Die Hard has been the high-water mark for action-hero movies during the past 20 years: the best and the most influential. Bruce Willis's John McClane has been a defining trademark, with other films capitalizing on its hero vs. terrorists dynamic by changing the settings. Speed was described as Die Hard on a bus, Under Siege was Die Hard on a boat.
In the official Die Hard 2, McClane was no longer an everyman in over his head. He was Rambo. What had made the first movie unique was disposed of for something more routine. A Die Hard movie now only really has to deliver McClane's grouchy humour and some better-than-average excitement.
Live Free or Die Hard is an unneeded, too late, nostalgic indulgence. But when it works, it works. It finds the defining spirit of these films and maintains it about half the time. Expanding the series' terrorist targets to the United States of America doesn't fully justify the patriotic title. Live Free or Die Hard's plot to shut down the US deals more with issues of country than previous instalments, but its position is less clearly drawn. The terrorists broadcast their plan through spliced footage of various US presidents' speeches. It's an element of authoritarian distrust in a series that takes the unquestioned action-movie route of making a policeman its hero.
When McClane is assigned to pick up an expert hacker (Justin Long, from those awful Mac ads) they're made partners on the case. This permits lots of tiresome "I'm young and you're old" banter.
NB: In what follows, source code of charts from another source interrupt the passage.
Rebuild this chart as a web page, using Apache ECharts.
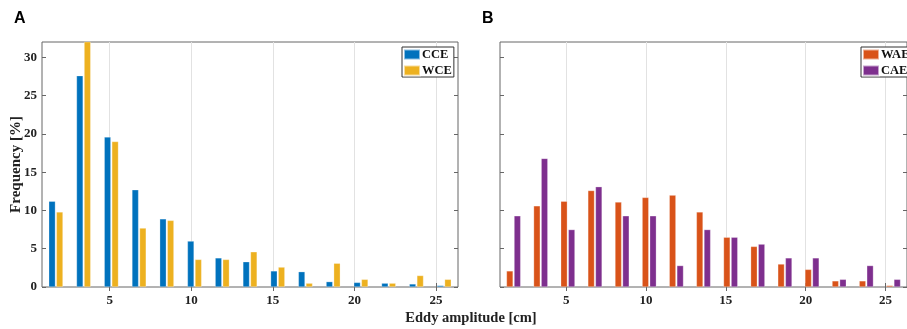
<!DOCTYPE html>
<html>
<head>
<meta charset="utf-8">
<script src="https://cdn.jsdelivr.net/npm/echarts@6/dist/echarts.min.js"></script>
<style>
  html, body { margin: 0; padding: 0; background: #fff; }
  #chart { width: 907px; height: 329px; }
</style>
</head>
<body>
<div id="chart"></div>
<script>
// bin centres of eddy amplitude [cm]
const binCenters = [1.7, 3.4, 5.1, 6.8, 8.5, 10.2, 11.9, 13.6, 15.3, 17.0, 18.7, 20.4, 22.1, 23.8, 25.5];

// frequency [%] per bin
const cce = [11.2, 27.6, 19.6, 12.7, 8.9, 6.0, 3.8, 3.3, 2.1, 2.0, 0.7, 0.6, 0.5, 0.4, 0.2];
const wce = [9.8, 33.5, 19.0, 7.7, 8.7, 3.6, 3.6, 4.6, 2.6, 0.5, 3.1, 1.0, 0.5, 1.5, 1.0];
const wae = [2.1, 10.6, 11.2, 12.6, 11.1, 11.7, 12.0, 9.8, 6.5, 5.3, 3.0, 2.3, 0.8, 0.8, 0.2];
const cae = [9.3, 16.8, 7.5, 13.1, 9.3, 9.3, 2.8, 7.5, 6.5, 5.6, 3.8, 3.8, 1.0, 2.8, 1.0];

const xTicks = [5, 10, 15, 20, 25];
const yTicks = [0, 5, 10, 15, 20, 25, 30];

const FONT = "'Liberation Serif', 'Times New Roman', serif";
const FRAME = "#666";

const chart = echarts.init(document.getElementById("chart"));

const pairs = (vals) => vals.map((v, i) => [binCenters[i], v]);

// bottom (labelled) and top (mirror) x axes for one grid
const xAxesFor = (gridIndex) => [
  {
    type: "value", gridIndex, position: "bottom",
    min: 0.85, max: 26.35,
    axisLine: { show: false },
    axisTick: { show: true, inside: true, length: 4, customValues: xTicks, lineStyle: { color: FRAME } },
    axisLabel: { customValues: xTicks, color: "#222", fontFamily: FONT, fontWeight: "bold", fontSize: 13, margin: 7 },
    splitLine: { show: true, lineStyle: { color: "#e2e2e2", width: 1 } },
  },
  {
    type: "value", gridIndex, position: "top",
    min: 0.85, max: 26.35,
    axisLine: { show: false },
    axisTick: { show: true, inside: true, length: 4, customValues: xTicks, lineStyle: { color: FRAME } },
    axisLabel: { show: false },
    splitLine: { show: false },
  },
];

const yAxesFor = (gridIndex, labelled) => [
  {
    type: "value", gridIndex, position: "left",
    min: 0, max: 32,
    name: labelled ? "Frequency [%]" : "",
    nameLocation: "middle", nameGap: 18, nameMoveOverlap: false,
    nameTextStyle: { color: "#222", fontFamily: FONT, fontWeight: "bold", fontSize: 15 },
    axisLine: { show: false },
    axisTick: { show: true, inside: true, length: 4, customValues: yTicks, lineStyle: { color: FRAME } },
    axisLabel: { show: labelled, customValues: yTicks, color: "#222", fontFamily: FONT, fontWeight: "bold", fontSize: 13, margin: 5 },
    splitLine: { show: false },
  },
  {
    type: "value", gridIndex, position: "right",
    min: 0, max: 32,
    axisLine: { show: false },
    axisTick: { show: true, inside: true, length: 4, customValues: yTicks, lineStyle: { color: FRAME } },
    axisLabel: { show: false },
    splitLine: { show: false },
  },
];

const barSeries = (name, vals, color, axisIndex) => ({
  name,
  type: "bar",
  xAxisIndex: axisIndex,
  yAxisIndex: axisIndex,
  data: pairs(vals),
  barWidth: 6.6,
  barGap: "15%",
  clip: true,
  itemStyle: { color, borderColor: "rgba(255,255,255,0.55)", borderWidth: 0.5 },
  emphasis: { disabled: true },
});

const legendFor = (left, names) => ({
  left, top: 47,
  orient: "vertical",
  data: names,
  icon: "rect",
  itemWidth: 16, itemHeight: 10, itemGap: 3,
  padding: [1, 2, 0, 1],
  borderColor: "#333", borderWidth: 1,
  backgroundColor: "#fff",
  selectedMode: false,
  textStyle: { color: "#111", fontFamily: FONT, fontWeight: "bold", fontSize: 12.5, lineHeight: 12, padding: [0, 0, 0, -3] },
});

const option = {
  animation: false,
  backgroundColor: "#fff",
  grid: [
    { left: 42, top: 42, width: 416, height: 245, show: true, borderColor: FRAME, borderWidth: 1 },
    { left: 500, top: 42, width: 417, height: 245, show: true, borderColor: FRAME, borderWidth: 1 },
  ],
  xAxis: [...xAxesFor(0), ...xAxesFor(1)],
  yAxis: [...yAxesFor(0, true), ...yAxesFor(1, false)],
  legend: [legendFor(402, ["CCE", "WCE"]), legendFor(861, ["WAE", "CAE"])],
  series: [
    barSeries("CCE", cce, "#0072BD", 0),
    barSeries("WCE", wce, "#EDB120", 0),
    barSeries("WAE", wae, "#D95319", 2),
    barSeries("CAE", cae, "#7E2F8E", 2),
  ],
  graphic: [
    { type: "text", left: 14, top: 11, style: { text: "A", font: "bold 16px 'Liberation Sans', Arial, sans-serif", fill: "#000" } },
    { type: "text", left: 482, top: 11, style: { text: "B", font: "bold 16px 'Liberation Sans', Arial, sans-serif", fill: "#000" } },
    { type: "text", x: 471, y: 318, style: { text: "Eddy amplitude [cm]", font: "bold 14.5px " + FONT, fill: "#222", align: "center", verticalAlign: "middle" } },
  ],
};

chart.setOption(option);
window.addEventListener("resize", () => chart.resize());
</script>
</body>
</html>
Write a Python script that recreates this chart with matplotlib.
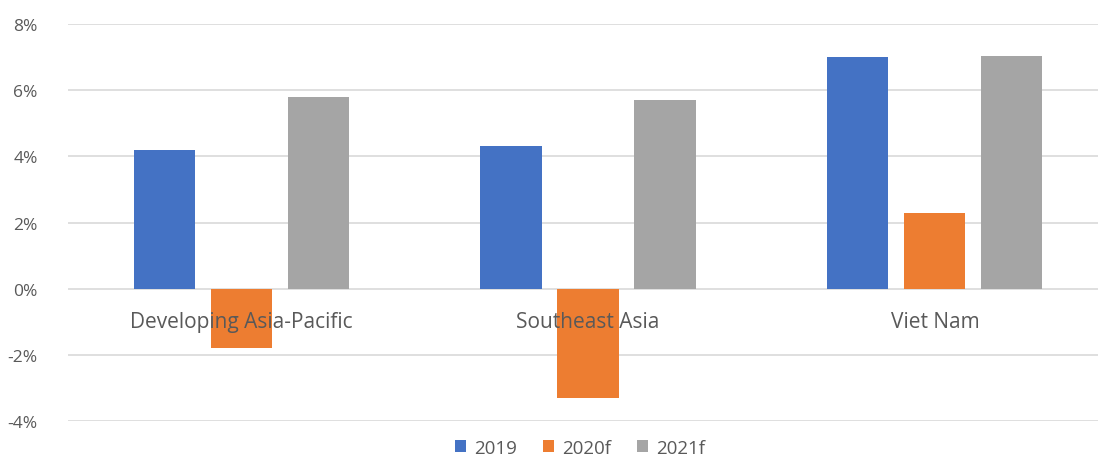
import matplotlib.pyplot as plt
import numpy as np
from matplotlib.ticker import FuncFormatter

regions = ['Developing Asia-Pacific', 'Southeast Asia', 'Viet Nam']
years = ['2019', '2020f', '2021f']
growth_2019 = [4.2, 4.3, 7.0]
growth_2020f = [-1.8, -3.3, 2.3]
growth_2021f = [5.8, 5.7, 7.05]
colors = ['#4472C4', '#ED7D31', '#A5A5A5']

plt.rcParams['font.family'] = ['Open Sans', 'DejaVu Sans']
text_col = '#595959'

fig = plt.figure(figsize=(10.98, 4.56), dpi=100)
ax = fig.add_axes([0.062, 0.0746, 0.938, 0.8704])

x = np.arange(len(regions))
width = 0.176
step = 0.222
for i, (vals, lab, c) in enumerate(zip([growth_2019, growth_2020f, growth_2021f], years, colors)):
    ax.bar(x + (i - 1) * step, vals, width, color=c, label=lab, zorder=3)

ax.set_ylim(-4, 8)
ax.set_yticks(np.arange(-4, 9, 2))
ax.yaxis.set_major_formatter(FuncFormatter(lambda v, p: f'{v:.0f}%'))
ax.set_xlim(-0.4986, 2.47)
ax.set_xticks([])
ax.grid(axis='y', color='#d9d9d9', linewidth=1.2, zorder=0)
for s in ax.spines.values():
    s.set_visible(False)
ax.tick_params(axis='y', length=0, pad=22, labelsize=12.5, labelcolor=text_col)

for i, name in enumerate(regions):
    ax.annotate(name, (x[i], 0), xytext=(0, -31), textcoords='offset points',
                ha='center', va='bottom', fontsize=15, color=text_col, zorder=4)

ax.legend(loc='upper center', bbox_to_anchor=(0.497, -0.012), ncol=3, frameon=False,
          fontsize=13.5, labelcolor=text_col, handlelength=0.6, handleheight=0.6,
          handletextpad=0.4, columnspacing=1.4, borderpad=0.2)

fig.savefig('out.png', dpi=100)
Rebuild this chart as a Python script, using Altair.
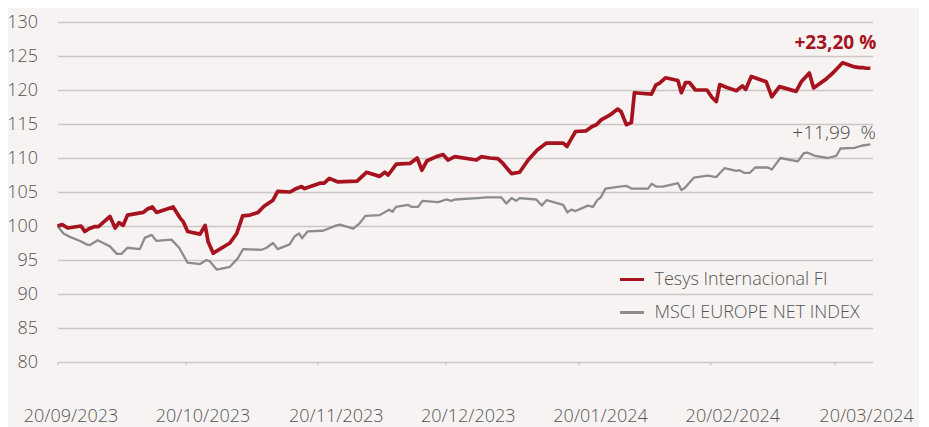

But it also establishes McClane's out-of-time machismo as a dinosaur in a technically sophisticated era.
Generating suspense from characters working at computers is always dubious and it's above director Len Wiseman. Major action directors, from Martin Campbell to Tony Scott to John McTiernan, will often begin a shot with one action and end it in another. In Live Free or Die Hard we get too many shots of truck doors slamming and hands putting CDs in computers. It's frequently boring to look at.
When Bruce Willis gets to fight Maggie Q in an elevator shaft and when there's a road war on a collapsing freeway, Wiseman's passion is restored. Never the stunning genre comeback of Casino Royale, the movie lives in those moments where, in character and tone, it gets to be a Die Hard movie.
Canada welcomes back Michael Moore. Having concluded that nobody here ever locks their front doors, Moore has been hit with the insight that there aren't really long waiting periods in our socialized health-care system. Of course that's an absolute lie. But it's easier to be a follower when your leader doesn't believe in nuances.
Visiting hospitals in Canada, Cuba, Britain and France, Moore plays dumb when he asks where to drop off medical-bill payments. Widespread frustration over the lack of basic freedoms in the contemporary world means Sicko is, like every Michael Moore film, able to strike a nerve.
His intentions to expose the disgrace of US health care are noble. It's his approach that routinely invites distrust. Sicko hasn't even the handful of standout moments that made Bowling for Columbine and Fahrenheit 9/11 fun to tell friends about.
The "high point" has Moore bringing Americans in need of medical attention to Guantanamo, under the pretense the prison is providing free care for 9/11 terrorists. No other major filmmaker patronizes his audience this much. Moore cheapens liberal values under black-and-white thinking.